Having come from behind twice, following a Cristiano Ronaldo brace, Spain was leading their Iberian rivals 3-2 and looked likely to take three points in their opening World Cup group game as the minutes ticked down to full-time.
Then Spanish defender Gerard Pique clattered into the Real Madrid superstar on the edge of the box to concede a free-kick.
Ronaldo picked himself up and went in search of the ball. Placing it down in position, he strode a few steps back and took up his customary stance; legs wide, arms tense, body rigid, breathing in and out hard.
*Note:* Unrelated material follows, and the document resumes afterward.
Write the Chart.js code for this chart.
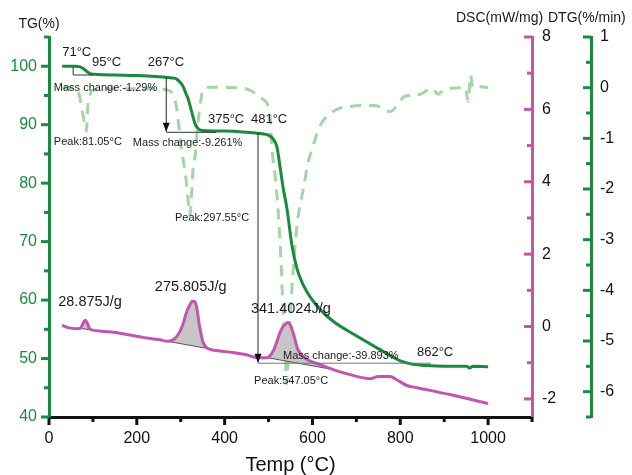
<!DOCTYPE html>
<html>
<head>
<meta charset="utf-8">
<script src="https://cdn.jsdelivr.net/npm/chart.js@4"></script>
<style>
  body { margin: 0; background: #fff; }
</style>
</head>
<body>
<canvas id="myChart" width="632" height="475"></canvas>
<script>
// TG curve (%)
var tempTG = [30, 60, 71, 80, 88, 95, 110, 150, 200, 250, 267, 280, 291, 298, 305, 312, 317, 325, 333, 340, 351,
  400, 450, 480, 500, 510, 519, 526, 533, 542, 553, 565, 579, 595, 620, 650, 700, 750, 800, 830, 860,
  900, 950, 958, 965, 1000];
var tgValues = [100, 100, 99.9, 99.5, 99.0, 98.7, 98.6, 98.5, 98.4, 98.2, 98.1, 98.0, 97.8, 97.3, 96.6, 95.3, 94.4, 92.2, 90.1, 89.3, 89.0,
  88.9, 88.7, 88.5, 88.2, 87.6, 86.2, 82.9, 79.3, 75.6, 69.5, 65.3, 62.6, 60.5, 58.2, 56.2, 53.9, 51.7, 49.6, 49.0, 48.8,
  48.7, 48.7, 48.4, 48.7, 48.6];

// DSC curve (mW/mg)
var tempDSC = [30, 43, 64, 71, 76, 80, 83, 87, 92, 100, 120, 155, 214, 250, 271, 285, 298, 306, 313, 320,
  327, 332, 336, 343, 351, 362, 380, 419, 450, 474, 497, 510, 518, 526, 533, 538, 544, 550, 556, 567,
  588, 617, 647, 686, 731, 750, 777, 792, 815, 838, 913, 1000];
var dscValues = [0.03, -0.03, -0.06, -0.05, 0.05, 0.14, 0.17, 0.1, -0.05, -0.1, -0.13, -0.17, -0.3, -0.36, -0.41, -0.35, -0.14, 0.1, 0.39, 0.58,
  0.70, 0.69, 0.55, 0, -0.44, -0.61, -0.66, -0.72, -0.78, -0.86, -0.86, -0.69, -0.45, -0.17, 0.0, 0.06, 0.11, 0.03, -0.17, -0.64,
  -0.91, -1.05, -1.19, -1.33, -1.44, -1.38, -1.38, -1.47, -1.63, -1.69, -1.88, -2.13];

// DTG curve (%/min)
var tempDTG = [30, 60, 66, 71, 75, 78, 82, 85, 89, 93, 100, 150, 200, 250, 270, 280, 290, 301, 312, 319,
  321, 324, 328, 333, 339, 346, 351, 367, 420, 451, 487, 503, 508, 517, 524, 528, 533, 538, 541, 543,
  547, 553, 558, 565, 579, 590, 599, 617, 647, 686, 742, 777, 811, 845, 872, 886, 900, 920, 948, 955,
  960, 965, 982, 1000];
var dtgValues = [0, 0, -0.05, -0.23, -0.43, -0.57, -0.76, -0.86, -0.29, -0.15, -0.05, -0.02, -0.02, -0.02, -0.05, -0.1, -0.37, -1.16, -1.81, -2.4,
  -2.52, -2.2, -1.61, -1.32, -0.72, -0.23, -0.03, 0.01, 0, -0.03, -0.23, -0.52, -1.22, -1.91, -2.7, -3.34, -4.39, -5.18, -5.85, -5.6,
  -4.97, -3.99, -3.4, -2.7, -2.01, -1.48, -1.22, -0.76, -0.47, -0.37, -0.35, -0.47, -0.17, -0.13, -0.01, -0.13, -0.03, -0.01, 0, -0.27,
  0.25, 0, 0.02, 0];

// tick labels
var xTicks = [0, 200, 400, 600, 800, 1000];
var tgTicks = [40, 50, 60, 70, 80, 90, 100];
var dscTicks = [-2, 0, 2, 4, 6, 8];
var dtgTicks = [-6, -5, -4, -3, -2, -1, 0, 1];

// DSC peaks (integration range) and their enthalpy labels
var peakStart = [71, 271, 497];
var peakEnd = [100, 362, 647];
var peakText = ['28.875J/g', '275.805J/g', '341.4024J/g'];
var peakTextT = [21, 241, 460];
var peakTextTG = [59.6, 62.2, 58.4];

// temperature labels
var noteText = ['71°C', '95°C', '267°C', '375°C', '481°C', '862°C'];
var noteT = [30, 98, 225, 362, 460, 838];
var noteTG = [102.4, 100.6, 100.6, 90.9, 90.9, 51.0];

// small labels
var smallText = ['Mass change:-1.29%', 'Peak:81.05°C', 'Mass change:-9.261%', 'Peak:297.55°C', 'Peak:547.05°C', 'Mass change:-39.893%'];
var smallT = [11, 11, 191, 287, 467, 533];
var smallTG = [96.3, 87.1, 86.8, 74.1, 46.2, 50.4];

// mass change steps
var stepT = [267, 476];
var stepTop = [98.1, 88.6];
var stepBottom = [88.8, 49.3];
var stepEndT = [381, 870];
var stepLevel = [88.7, 49.2];

var green = '#1b8a3d';
var magenta = '#c256ad';
var font = "'Liberation Sans', Arial, sans-serif";

function pts(xs, ys) {
  return xs.map(function (x, i) { return { x: x, y: ys[i] }; });
}

function peakShape(a, b) {
  var p = [];
  for (var i = 0; i < tempDSC.length; i++) {
    if (tempDSC[i] >= a && tempDSC[i] <= b) p.push({ x: tempDSC[i], y: dscValues[i] });
  }
  p.push(p[0]);
  return p;
}

var datasets = [
  { label: 'TG', data: pts(tempTG, tgValues), yAxisID: 'y', borderColor: green, borderWidth: 3,
    pointRadius: 0, cubicInterpolationMode: 'monotone', order: 1 },
  { label: 'DSC', data: pts(tempDSC, dscValues), yAxisID: 'y1', borderColor: magenta, borderWidth: 3,
    pointRadius: 0, cubicInterpolationMode: 'monotone', order: 2 },
  { label: 'DTG', data: pts(tempDTG, dtgValues), yAxisID: 'y2', borderColor: '#a3d6a5', borderWidth: 3,
    borderDash: [11, 8], pointRadius: 0, cubicInterpolationMode: 'monotone', order: 5 }
];
for (var k = 0; k < peakStart.length; k++) {
  datasets.push({ label: 'peak' + k, data: peakShape(peakStart[k], peakEnd[k]), yAxisID: 'y1',
    borderColor: '#555', borderWidth: 1, backgroundColor: '#c6c6c6', fill: 'shape',
    pointRadius: 0, tension: 0, order: 3 });
}

var axisMarks = [
  { id: 'x', major: xTicks, minor: [100, 300, 500, 700, 900, 1100], color: '#111' },
  { id: 'y', major: tgTicks, minor: [45, 55, 65, 75, 85, 95, 105], color: green },
  { id: 'y1', major: dscTicks, minor: [-1, 1, 3, 5, 7], color: magenta },
  { id: 'y2', major: dtgTicks, minor: [-6.5, -5.5, -4.5, -3.5, -2.5, -1.5, -0.5, 0.5], color: green }
];

function drawMarks(ctx, chart, m) {
  var s = chart.scales[m.id];
  ctx.save();
  ctx.strokeStyle = m.color;
  ctx.lineWidth = 3;
  [[m.major, 8], [m.minor, 5]].forEach(function (set) {
    set[0].forEach(function (v) {
      var p = s.getPixelForValue(v);
      ctx.beginPath();
      if (m.id === 'x') { ctx.moveTo(p, s.top); ctx.lineTo(p, s.top + set[1]); }
      else if (m.id === 'y') { ctx.moveTo(s.right, p); ctx.lineTo(s.right - set[1], p); }
      else { ctx.moveTo(s.left, p); ctx.lineTo(s.left - set[1], p); }
      ctx.stroke();
    });
  });
  ctx.restore();
}

function line(ctx, x1, y1, x2, y2) {
  ctx.beginPath(); ctx.moveTo(x1, y1); ctx.lineTo(x2, y2); ctx.stroke();
}

var annotate = {
  id: 'annotate',
  beforeDraw: function (chart) {
    var ctx = chart.ctx;
    ctx.save(); ctx.fillStyle = '#fff'; ctx.fillRect(0, 0, chart.width, chart.height); ctx.restore();
  },
  afterDatasetsDraw: function (chart) {
    var ctx = chart.ctx, sx = chart.scales.x, sy = chart.scales.y;
    ctx.save();
    // small tangent marks at the first step
    ctx.strokeStyle = '#333'; ctx.lineWidth = 1;
    line(ctx, sx.getPixelForValue(55), sy.getPixelForValue(99.9), sx.getPixelForValue(55), sy.getPixelForValue(98.5));
    line(ctx, sx.getPixelForValue(55), sy.getPixelForValue(98.5), sx.getPixelForValue(100), sy.getPixelForValue(98.5));
    // mass change arrows
    for (var i = 0; i < stepT.length; i++) {
      var x = sx.getPixelForValue(stepT[i]);
      var top = sy.getPixelForValue(stepTop[i]);
      var bot = sy.getPixelForValue(stepBottom[i]);
      var lvl = sy.getPixelForValue(stepLevel[i]);
      ctx.strokeStyle = '#222';
      line(ctx, x, top, x, bot);
      ctx.fillStyle = '#111';
      ctx.beginPath(); ctx.moveTo(x - 3.5, bot - 9); ctx.lineTo(x + 3.5, bot - 9); ctx.lineTo(x, bot); ctx.closePath(); ctx.fill();
      ctx.strokeStyle = i === 0 ? '#333' : '#777';
      line(ctx, x, lvl, sx.getPixelForValue(stepEndT[i]), lvl);
    }
    // labels
    ctx.fillStyle = '#1a1a1a';
    ctx.textBaseline = 'middle';
    ctx.textAlign = 'left';
    ctx.font = '13px ' + font;
    noteText.forEach(function (t, j) {
      ctx.fillText(t, sx.getPixelForValue(noteT[j]), sy.getPixelForValue(noteTG[j]));
    });
    ctx.font = '11px ' + font;
    smallText.forEach(function (t, j) {
      ctx.fillText(t, sx.getPixelForValue(smallT[j]), sy.getPixelForValue(smallTG[j]));
    });
    ctx.font = '14.5px ' + font;
    peakText.forEach(function (t, j) {
      ctx.fillText(t, sx.getPixelForValue(peakTextT[j]), sy.getPixelForValue(peakTextTG[j]));
    });
    ctx.restore();
  },
  afterDraw: function (chart) {
    var ctx = chart.ctx;
    axisMarks.forEach(function (m) { drawMarks(ctx, chart, m); });
    ctx.save();
    ctx.fillStyle = '#1a1a1a';
    ctx.font = '14px ' + font;
    ctx.textBaseline = 'middle';
    ctx.textAlign = 'center';
    ctx.fillText('TG(%)', chart.scales.y.right - 10, 24);
    ctx.textAlign = 'left';
    ctx.fillText('DSC(mW/mg)', chart.scales.y1.left - 76, 18);
    ctx.fillText('DTG(%/min)', chart.scales.y2.left - 43, 18);
    ctx.restore();
  }
};

function fixed(list) {
  return function (scale) { scale.ticks = list.map(function (v) { return { value: v }; }); };
}

function plain(v) { return String(v); }

var noGrid = { display: true, drawOnChartArea: false, drawTicks: false };

var config = {
  type: 'line',
  data: { datasets: datasets },
  options: {
    responsive: false,
    animation: false,
    devicePixelRatio: 1,
    layout: { padding: { top: 37, left: 0, right: 0, bottom: 0 } },
    plugins: { legend: { display: false }, tooltip: { enabled: false }, title: { display: false } },
    scales: {
      x: {
        type: 'linear', position: 'bottom', min: 0, max: 1100,
        afterBuildTicks: fixed(xTicks),
        afterFit: function (s) { s.height = 58; },
        grid: noGrid,
        border: { display: true, color: '#111', width: 3 },
        ticks: { color: '#111', padding: 12, callback: plain, font: { family: font, size: 16 } },
        title: { display: true, text: 'Temp (°C)', color: '#111', padding: { top: 0, bottom: 0 },
          font: { family: font, size: 20, lineHeight: 1 } }
      },
      y: {
        type: 'linear', position: 'left', min: 40, max: 105,
        afterBuildTicks: fixed(tgTicks),
        afterFit: function (s) { s.width = 49; },
        grid: noGrid,
        border: { display: true, color: green, width: 3 },
        ticks: { color: green, padding: 12, callback: plain, font: { family: font, size: 16 } }
      },
      y1: {
        type: 'linear', position: 'right', weight: 1, min: -2.5, max: 8,
        afterBuildTicks: fixed(dscTicks),
        afterFit: function (s) { s.width = 59; },
        grid: noGrid,
        border: { display: true, color: magenta, width: 3 },
        ticks: { color: '#111', padding: 10, callback: plain, font: { family: font, size: 16 } }
      },
      y2: {
        type: 'linear', position: 'right', weight: 2, min: -6.5, max: 1,
        afterBuildTicks: fixed(dtgTicks),
        afterFit: function (s) { s.width = 41; },
        grid: noGrid,
        border: { display: true, color: green, width: 3 },
        ticks: { color: '#111', padding: 9, callback: plain, font: { family: font, size: 16 } }
      }
    }
  },
  plugins: [annotate]
};

var myChart = new Chart(document.getElementById('myChart'), config);
</script>
</body>
</html>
Portuguese fans both in the stadium and back home held their collective breath. The tension was palpable.
He couldn’t could he?
With a swish off his right boot, the ball sailed past the leaping Spanish wall, past David de Gea who was rooted to the spot.
Like the rest of us, De Gea could only stare as the ball flew into the top corner and rippled the net.
This was football’s answer’s to art, this was a masterpiece, the expected unexpected from a player who never fails to deliver on the big occasion.
As Ronaldo spiraled away to celebrate, his teammates following in his wake, fans in the stadium and around the world were jubilant, the Spaniards hung their heads in disappointment.
This is what the World Cup is all about; the world’s biggest of players performing on the big stage.
And no one captured all of these emotions better than commentator Nuno Matos for Portuguese radio station Antena 1.
You can hear all the tension, joy, bewilderment and ecstasy in Matos’ voice. Above all you can hear the relief as Matos repeatedly screams “Obrigado” (“thank you”).
The symphony of sound Ronaldo’s drama deserved. The symphony of sound to bring a smile to any soccer fan’s face.